# Exercise
Only the lines from the start of the data through the line containing "35.0, 36.0, 54.0, 56.5, 57.5, 70.5, 71.5]" should be written out, exactly as they are, with both ends included and the pictures left out.

──────── Stored data ────────

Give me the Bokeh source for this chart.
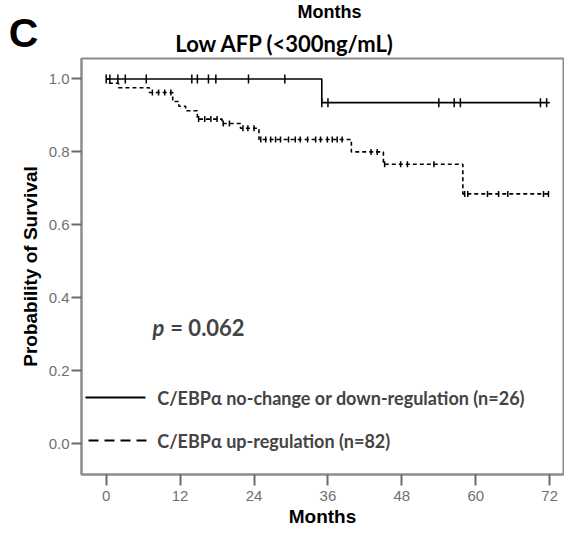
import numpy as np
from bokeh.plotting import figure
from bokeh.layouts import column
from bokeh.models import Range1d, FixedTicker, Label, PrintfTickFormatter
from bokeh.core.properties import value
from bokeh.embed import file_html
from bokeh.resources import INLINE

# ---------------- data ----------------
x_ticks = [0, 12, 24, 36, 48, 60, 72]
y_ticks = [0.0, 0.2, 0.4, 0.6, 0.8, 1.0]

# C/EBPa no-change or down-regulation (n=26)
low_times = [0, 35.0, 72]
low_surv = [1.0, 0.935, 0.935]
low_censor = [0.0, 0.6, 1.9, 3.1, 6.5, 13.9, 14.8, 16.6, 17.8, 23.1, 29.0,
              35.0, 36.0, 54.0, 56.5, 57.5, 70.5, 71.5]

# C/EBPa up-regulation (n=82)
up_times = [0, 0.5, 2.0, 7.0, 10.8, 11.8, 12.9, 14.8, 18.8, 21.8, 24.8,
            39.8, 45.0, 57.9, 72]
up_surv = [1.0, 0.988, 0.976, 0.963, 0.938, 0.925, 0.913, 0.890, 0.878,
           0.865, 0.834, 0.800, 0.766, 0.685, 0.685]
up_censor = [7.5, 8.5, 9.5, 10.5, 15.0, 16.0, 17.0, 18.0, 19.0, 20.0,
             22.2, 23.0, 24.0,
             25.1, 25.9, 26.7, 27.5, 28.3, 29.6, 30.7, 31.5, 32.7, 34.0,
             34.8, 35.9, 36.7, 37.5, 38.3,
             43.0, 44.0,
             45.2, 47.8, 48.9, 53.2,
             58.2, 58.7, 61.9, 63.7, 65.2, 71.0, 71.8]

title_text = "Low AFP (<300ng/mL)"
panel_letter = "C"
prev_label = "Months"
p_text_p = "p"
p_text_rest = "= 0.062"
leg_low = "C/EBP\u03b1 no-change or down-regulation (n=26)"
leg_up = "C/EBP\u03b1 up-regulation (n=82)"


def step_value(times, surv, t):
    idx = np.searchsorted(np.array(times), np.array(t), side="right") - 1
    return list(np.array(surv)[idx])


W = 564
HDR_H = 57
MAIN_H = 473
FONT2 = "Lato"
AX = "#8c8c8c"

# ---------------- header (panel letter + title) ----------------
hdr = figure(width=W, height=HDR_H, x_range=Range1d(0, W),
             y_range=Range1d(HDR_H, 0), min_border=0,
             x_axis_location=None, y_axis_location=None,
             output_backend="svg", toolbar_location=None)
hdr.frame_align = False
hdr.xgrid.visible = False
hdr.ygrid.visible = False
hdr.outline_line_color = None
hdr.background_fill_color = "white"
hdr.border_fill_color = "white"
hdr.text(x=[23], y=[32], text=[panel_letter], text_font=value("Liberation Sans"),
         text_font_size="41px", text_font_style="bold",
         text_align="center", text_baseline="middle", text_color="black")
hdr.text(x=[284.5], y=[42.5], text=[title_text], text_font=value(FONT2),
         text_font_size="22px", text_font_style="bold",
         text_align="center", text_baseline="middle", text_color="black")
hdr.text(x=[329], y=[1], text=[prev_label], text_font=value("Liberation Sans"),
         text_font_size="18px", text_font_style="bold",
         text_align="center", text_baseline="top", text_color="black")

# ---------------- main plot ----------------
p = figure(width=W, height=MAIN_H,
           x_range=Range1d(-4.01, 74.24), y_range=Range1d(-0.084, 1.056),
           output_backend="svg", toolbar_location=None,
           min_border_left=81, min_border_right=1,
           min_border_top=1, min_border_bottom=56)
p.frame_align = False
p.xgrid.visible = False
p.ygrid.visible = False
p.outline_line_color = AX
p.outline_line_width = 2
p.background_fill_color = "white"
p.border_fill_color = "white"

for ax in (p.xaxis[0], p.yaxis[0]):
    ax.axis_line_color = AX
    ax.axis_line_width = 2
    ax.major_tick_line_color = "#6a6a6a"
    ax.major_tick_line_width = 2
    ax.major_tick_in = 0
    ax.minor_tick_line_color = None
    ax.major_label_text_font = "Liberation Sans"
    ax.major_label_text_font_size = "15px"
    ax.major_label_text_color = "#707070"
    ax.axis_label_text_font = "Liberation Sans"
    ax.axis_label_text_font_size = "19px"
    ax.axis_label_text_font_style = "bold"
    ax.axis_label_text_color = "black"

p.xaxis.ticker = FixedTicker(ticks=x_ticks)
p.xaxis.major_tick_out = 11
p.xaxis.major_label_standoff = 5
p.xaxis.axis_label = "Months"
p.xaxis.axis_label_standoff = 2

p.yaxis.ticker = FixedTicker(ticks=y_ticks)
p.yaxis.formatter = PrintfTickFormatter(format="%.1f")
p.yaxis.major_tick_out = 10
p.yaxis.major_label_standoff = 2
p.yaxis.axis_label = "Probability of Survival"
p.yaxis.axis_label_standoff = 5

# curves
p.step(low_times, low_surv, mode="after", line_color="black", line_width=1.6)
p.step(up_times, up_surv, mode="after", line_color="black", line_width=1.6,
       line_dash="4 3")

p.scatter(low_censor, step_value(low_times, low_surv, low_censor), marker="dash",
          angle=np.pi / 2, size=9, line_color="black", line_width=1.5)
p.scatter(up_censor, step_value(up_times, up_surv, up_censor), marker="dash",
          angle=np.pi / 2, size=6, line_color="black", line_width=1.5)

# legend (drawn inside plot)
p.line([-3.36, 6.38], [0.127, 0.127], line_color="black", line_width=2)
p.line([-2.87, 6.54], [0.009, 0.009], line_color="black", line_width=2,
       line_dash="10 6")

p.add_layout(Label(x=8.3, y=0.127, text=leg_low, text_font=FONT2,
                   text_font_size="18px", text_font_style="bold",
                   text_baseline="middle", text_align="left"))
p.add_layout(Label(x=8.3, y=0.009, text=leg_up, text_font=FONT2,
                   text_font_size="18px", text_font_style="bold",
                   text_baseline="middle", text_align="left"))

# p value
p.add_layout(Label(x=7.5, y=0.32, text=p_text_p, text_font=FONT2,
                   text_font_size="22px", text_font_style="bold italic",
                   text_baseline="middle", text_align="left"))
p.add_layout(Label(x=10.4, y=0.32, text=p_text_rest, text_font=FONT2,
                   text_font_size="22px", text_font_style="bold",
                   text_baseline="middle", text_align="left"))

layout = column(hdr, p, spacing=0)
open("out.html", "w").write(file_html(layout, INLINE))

────────

# Result for this task
Give me the Bokeh source for this chart.
import numpy as np
from bokeh.plotting import figure
from bokeh.layouts import column
from bokeh.models import Range1d, FixedTicker, Label, PrintfTickFormatter
from bokeh.core.properties import value
from bokeh.embed import file_html
from bokeh.resources import INLINE

# ---------------- data ----------------
x_ticks = [0, 12, 24, 36, 48, 60, 72]
y_ticks = [0.0, 0.2, 0.4, 0.6, 0.8, 1.0]

# C/EBPa no-change or down-regulation (n=26)
low_times = [0, 35.0, 72]
low_surv = [1.0, 0.935, 0.935]
low_censor = [0.0, 0.6, 1.9, 3.1, 6.5, 13.9, 14.8, 16.6, 17.8, 23.1, 29.0,
              35.0, 36.0, 54.0, 56.5, 57.5, 70.5, 71.5]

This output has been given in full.